To achieve this starting price required a heavy dose of vintage or simplified tech. Roll-down windows and no built-in stereo speak to drivers who aren’t automotive engineering experts. But as reviewers and online commenters have noted, crank windows aren’t a make-or-break money-saver — they might knock off $20 or $40 per vehicle — and so few companies use them now that Slate had to go out of its way to source them from Brazil.

A bigger cost-cutter was Slate’s embrace of old-school manufacturing and its willingness to consider “yestertech” that’s still perfectly serviceable, but has fallen out of use because better systems have come along. The chassis, for example, is made of ordinary steel — 250 pieces welded together as opposed to the more efficient stamping methods that have taken over automotive manufacturing. While Slate has a familiar, inexpensive MacPherson suspension up front, its rear uses a design called the De Dion that dates back to the late 1800s. (The Autopian has a nice technical write-up about why this choice makes sense.)
We often default to calling EVs smartphones on wheels because of the Tesla approach to making them — the so-called software-defined vehicle that routes its main functions through touchscreen interfaces and gets new features via over-the-air updates. So perhaps a comparison to the phone industry is apt. In the same way budget-conscious buyers were waiting for Apple to make the “affordable iPhone,” drivers have been waiting for the automakers to roll out the entry-level EV. But instead of the cheap Tesla, what we got is the Slate, which is something more like a flip phone on wheels.
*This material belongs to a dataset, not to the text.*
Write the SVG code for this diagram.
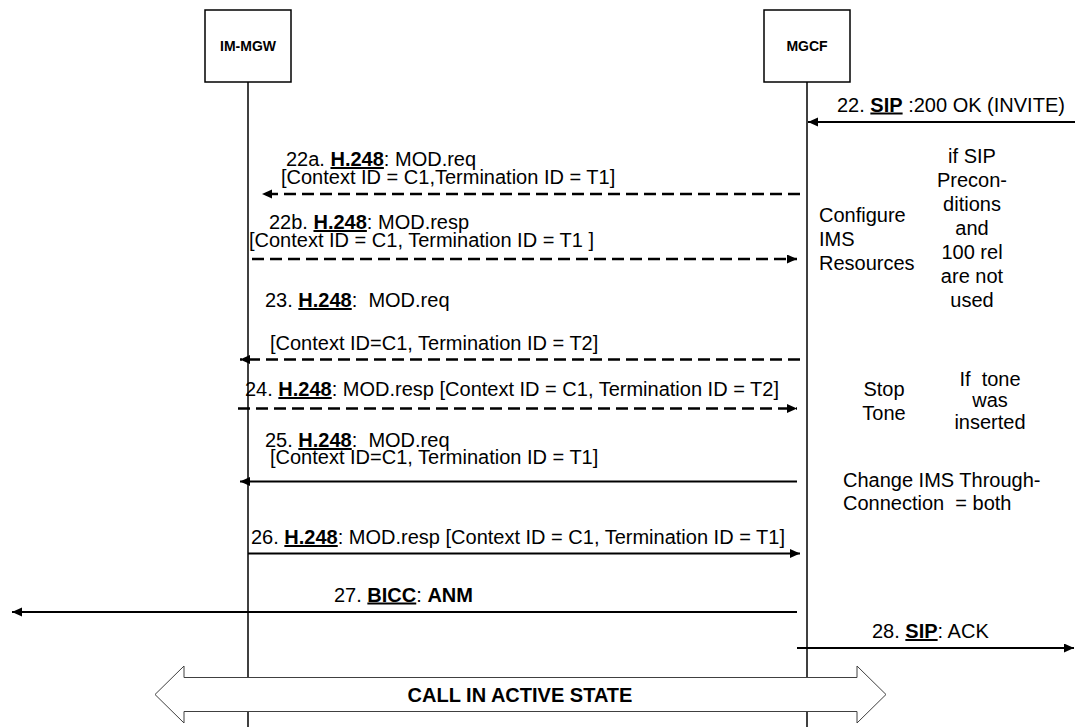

That’s not to say it won’t succeed. Flip phones are enjoying a resurgence, after all, powered by their low price and by growing dissatisfaction with life in this age of touchscreens. But Slate’s unusual position in the car industry makes it difficult to predict how American drivers will respond. For those shopping solely on price, Slate may not measure up. The cheapest gas-powered cars in America include the likes of the Toyota Corolla, Hyundai Elantra, and Volkswagen Jetta, and their starting price in the mid-$20,000s includes the basic creature comforts you’d expect from a modern car, not to mention seating for at least four. In a world that still had the $7,500 federal tax credit for buying an EV, the Slate would undercut these gas-burners. In this world, it can’t (though you could add a slew of options to the Slate before it would cost the same as the $35,000 electric truck under development at Ford’s skunkworks operation).

What Slate has going for it, though, is its ability to become the exact car you’d like. Normal cars come with three or four “trim levels,” each of which adds a thousand dollars or two in exchange for more features. In practice, many people are stuck with whatever version they can actually track down at a dealership. Slate follows the Tesla-Rivian model of direct-to-consumer sales, and its trademark customizability means buyers are limited to picking from two or three versions of a car, but can design every single piece of their truck.
To be sure, lots of people don’t want this. Many are presumably happier buying a car off the familiar lot without the mental overload of choosing every single thing about their vehicle. The question is whether a quorum of drivers are ready for a new way to buy a car — or at least, so fed up with fluctuating gas prices and the out-of-control prices of new vehicles that they’re ready to take a chance on rolling their windows again.